Beautiful spring field with a green grass

Tefillat Tal: Cultivating a Mindset of Sufficiency

In praying for something as fleeting and nearly invisible as dew, this Passover prayer honors the transition from abundance to enough-ness.

Dayenu: It would have been enough for us. As this classic Passover song echoes in our ears morning after the first seder, many Jews will make their way to a prayer service that includes Tefillat Tal, the Prayer for Dew. While the seder-favorite Dayenu looks back in gratitude for historical miracles, the prayer for dew looks forward. In asking for something as small and nearly invisible as dew, we declare: May this be enough for us.

Jewish liturgy slices the year into two seasons — summer, which is dry, and winter, which is wet. The poetry we recite when the seasons change indicates what is coming. On Sukkot, we pray for the coming rainy season. But on Passover, with the dry season beginning, we pray for the blessing of dew.

Praying for rain is more instinctual than praying for dew. Rain can be seen and quantified. Metaphorically, rain represents abundance and the flow of life. Who doesn’t want to pray for abundance, for sky blessings, for flow from the heavens?

But there’s something much more difficult about the prayer for dew. We are literally calling in something small, difficult to see, and often fleeting. Praying for the tiny droplets of morning dew invites us to hold on to the Dayenu outlook of enough-ness.

Praying for dew means asking for the capacity to honor this moment and not ask for anything else. What would it look like to stop pushing away the present moment, hoping the next will be more fulfilling? What would it look like to live with a mindset of sufficiency, to allow ourselves to do more with less?

Listen to Cantor Basya Schechter’s rendition of Tefillat Tal here:

So much of our society defines thriving as acquisition: more money, more possessions, more titles, more education. And yet, as we learn from palliative caregivers, those at the end of life most regret things like overworking or not expressing feelings of love and joy often enough. Dew reminds us that huge life achievements are not the best measurement of happiness.

Dew seems insignificant, but it’s actually able to sustain life itself. For centuries, desert dwellers have known that wool can absorb enough dew from the rocks to harvest for the day’s water. Farmers can divert dew collected in moss to water their crops. What other blessings are within our reach, yet unnoticed?

As we transition the seasons, it’s an opportune moment to focus on honoring the shift from abundance to enough-ness. As we sit with the sensation of dew, consider what forms of sufficiency we can call into our lives. What do we tell ourselves is not enough that we can still say Dayenu for?

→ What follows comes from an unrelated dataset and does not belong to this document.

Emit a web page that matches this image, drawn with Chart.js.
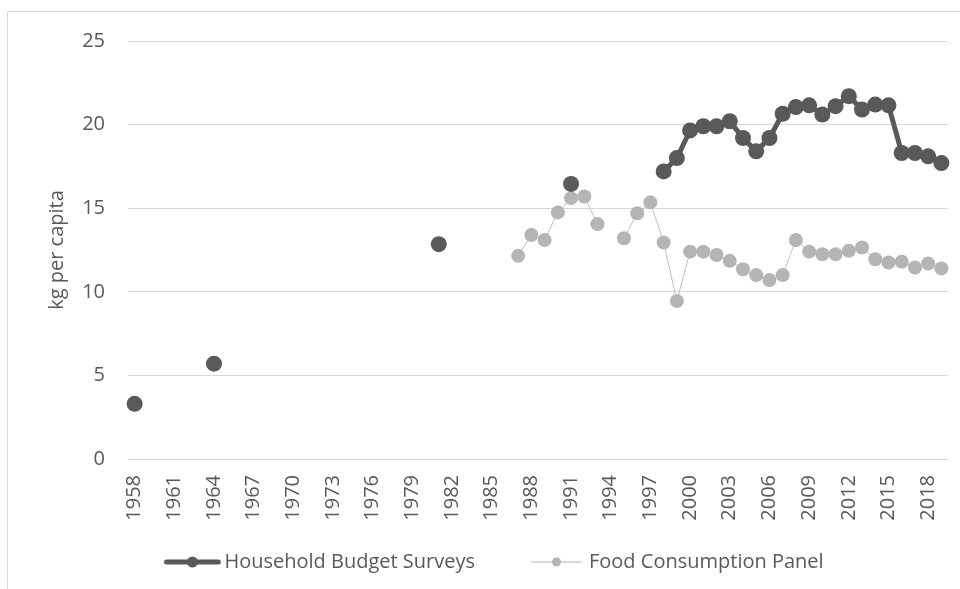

Try sitting comfortably with eyes open. Find some dew on grass or rocks, or if it’s not early morning or late at night, dip a hand or a few fingers in some water. Watch and feel the textures and sensation of the water. How long does it take for the water to evaporate or absorb into your skin? Notice how the textures and sensations change. Notice which thoughts and feelings arise. Notice if anything changes. Is the water enough? Do you want more? Less? Breathe through it all.

As your hand becomes dry, breathe out one more time. Dew is our teacher, reminding us about the sacredness of sufficiency. May our prayers for dew be an opportunity for expressing joy, even when it is fleeting. May the ephemeral dew of spring reinvigorate our capacity for small drops of loving-kindness, toward oneself or for another. As we turn our liturgy toward the season of dew prayers, may the faith of Dayenu resound in our hearts and in our lives.